Through the daily email from the Chronicle of Philanthropy (and if you don’t receive it, you should — it’s invaluable), I learned about a recent op-ed piece in the San Francisco Chronicle written by Emmett D. Carson, CEO and president of Silicon Valley Community Foundation in the Bay Area. Given the heightened jargon that sometimes flows from the pens of top nonprofit executives, this particular piece is really quite straightforward. In essence, if you’re a nonprofit organization and you’ve knocked down or nearly flattened by this economy and you’re starting to think, Gee, maybe I could merge with other weakened nonprofits with similar missions so that united we could be one strong nonprofit, it seems the devil is in the details:
….Mergers are expensive and disruptive. It takes money to consider how to integrate services, staff and systems, and time to think through the merits of such a strategy. Unfortunately, both are in short supply.

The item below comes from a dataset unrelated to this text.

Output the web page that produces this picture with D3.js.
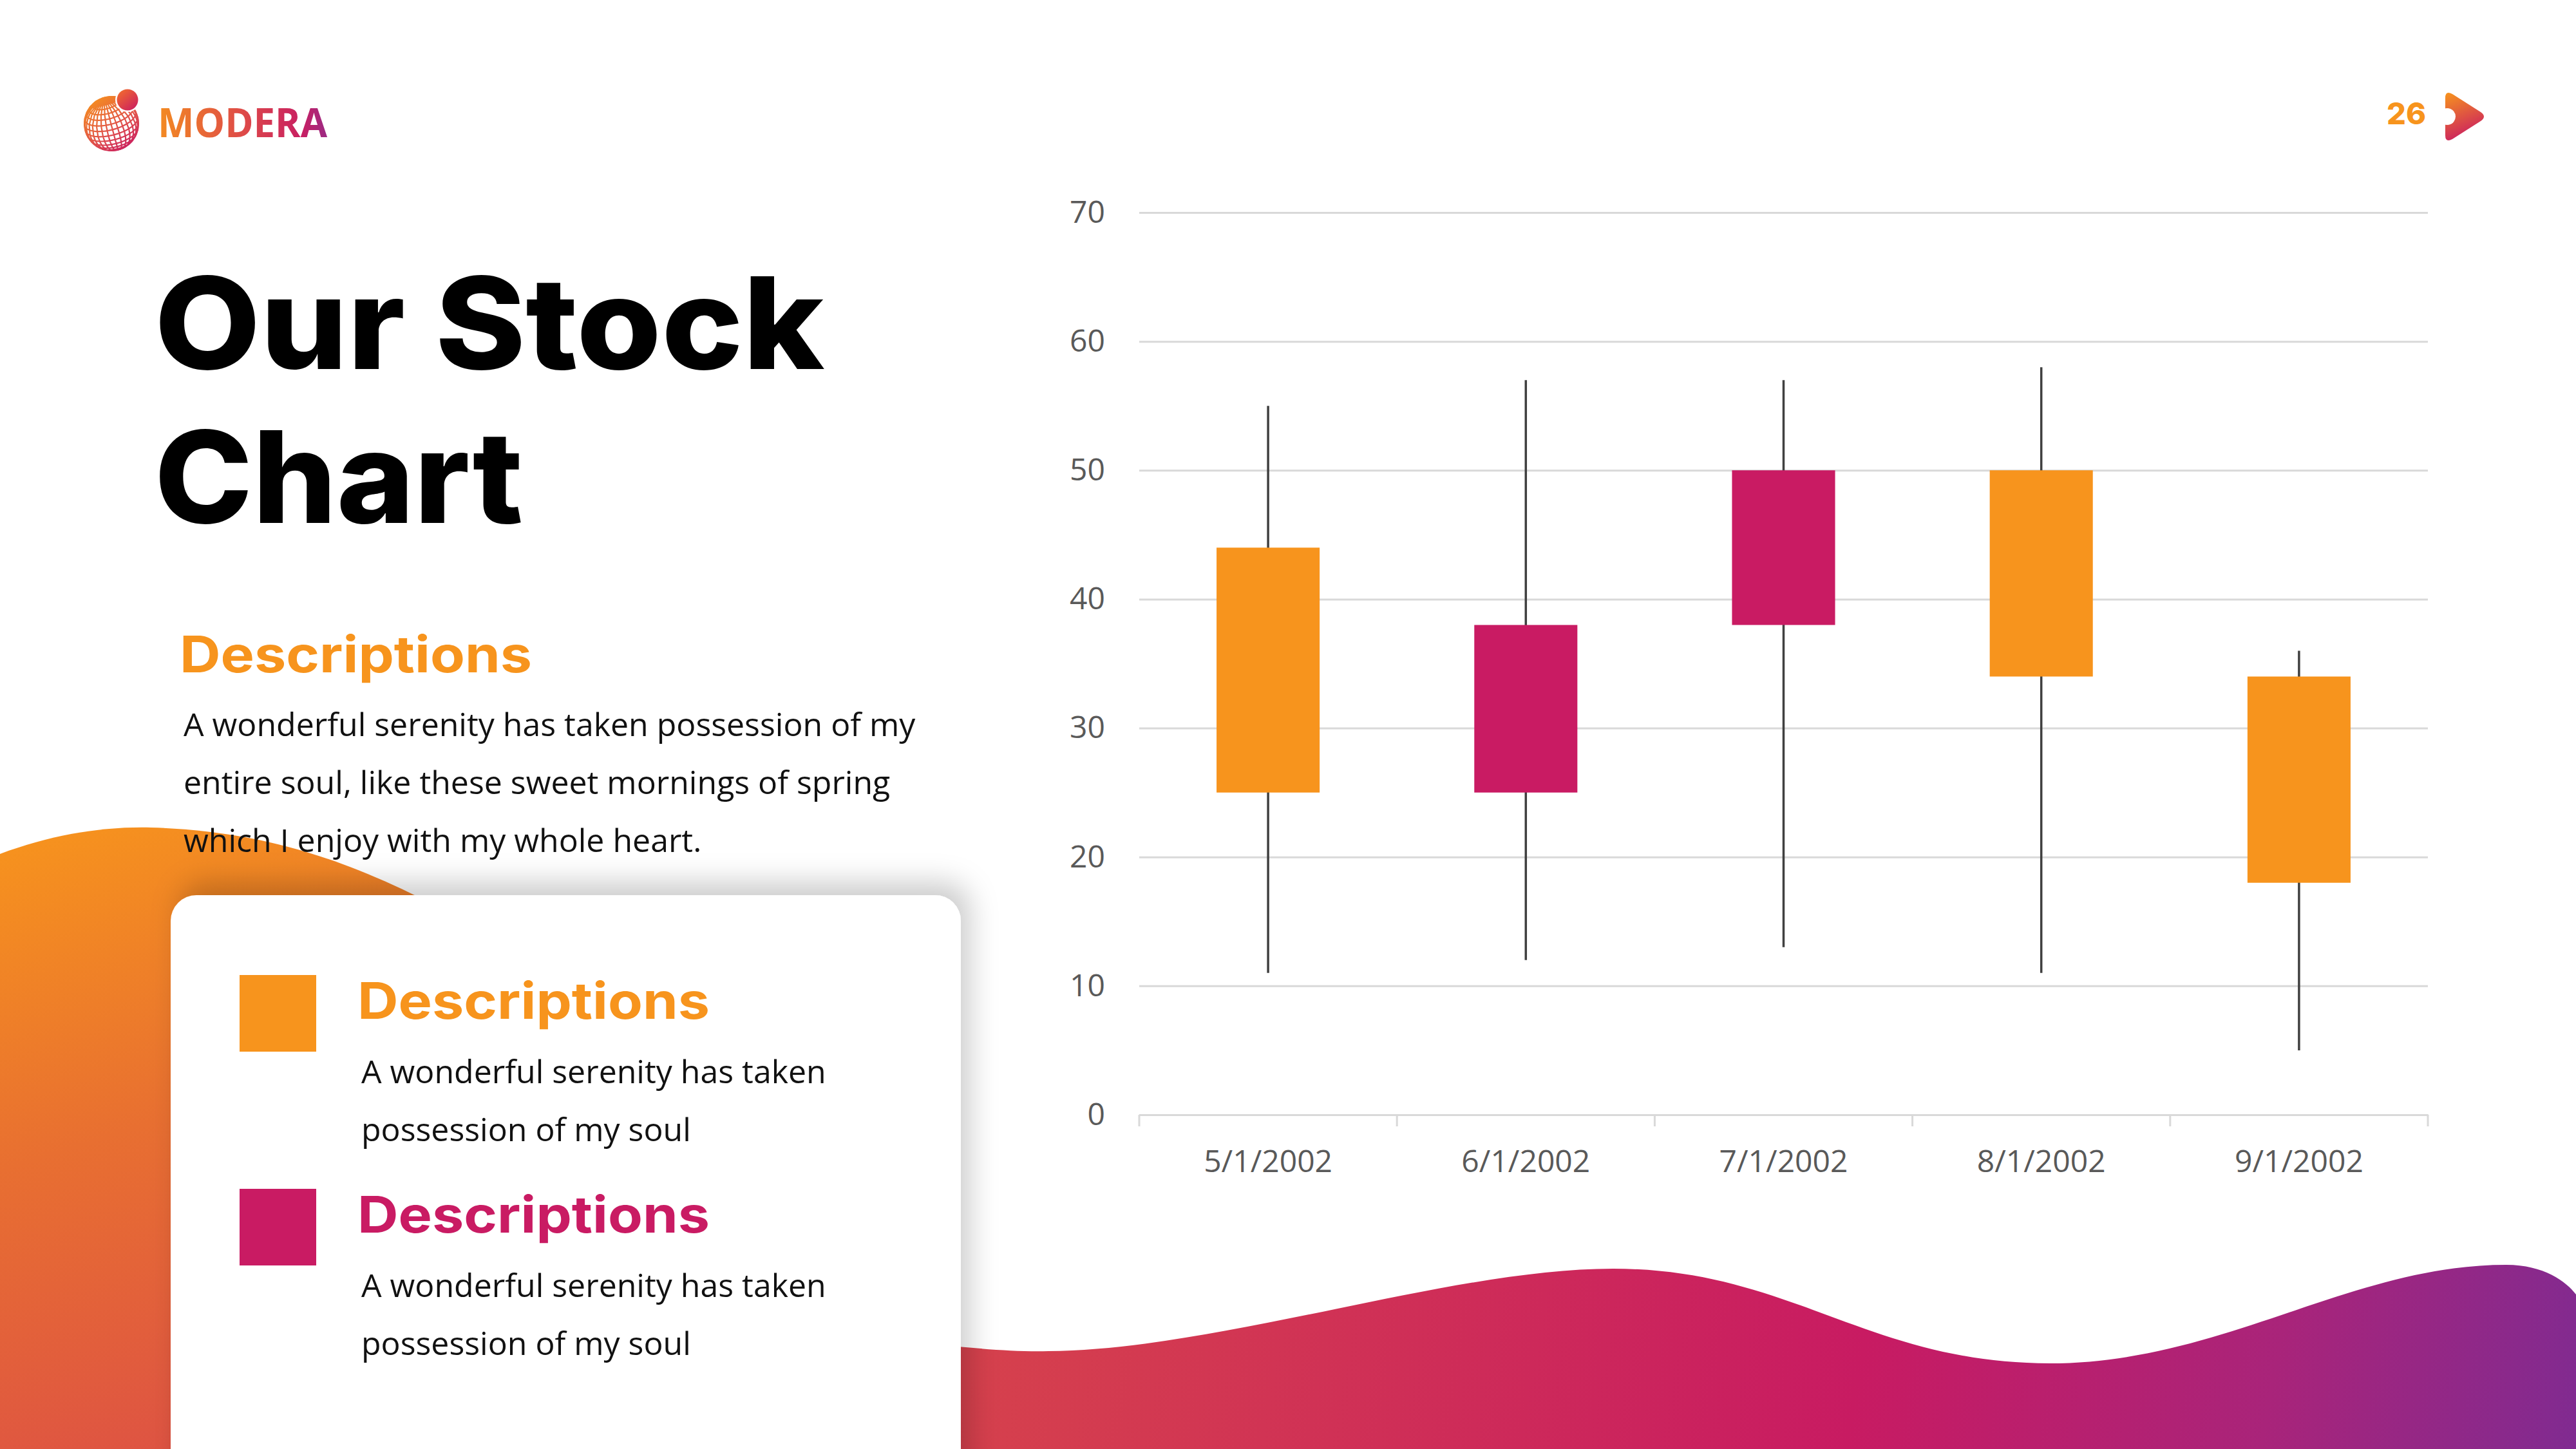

Even more challenging is the fact that merging organizational cultures is a delicate, complicated exercise under ideal conditions, and even harder when leaders are faced with the urgency of responding to burgeoning community needs.
Mergers require enormous amounts of energy from the boards and senior management of both organizations, which can distract them from focusing on their core work.
Mergers introduce uncertainty to employees who understandably worry about the security of their own jobs.
Mergers also challenge donors and supporters of each organization who begin to question whether they will lose their identity and traditions in the transition. Such concerns inevitably lead to short-term service disruptions as a new culture and supporting systems are developed. The two years or more that such efforts inevitably require mean that the hoped-for efficiencies will not materialize in time to make a difference during this economic downturn.
The alternative is to let the marketplace work…
Now, I don’t want to suggest that the head of a Bay Area nonprofit is saying something that pertains beautifully and perfectly to nonprofit arts groups. But as someone who wrote a story on three nonprofit theaters here in New York that tried out a merger as a temporary idea with potential for something more solid down the line, I was intrigued.
Carson’s suggestion is to “let the market work.” I think he has a point. Are all nonprofits meant to last forever? Should they?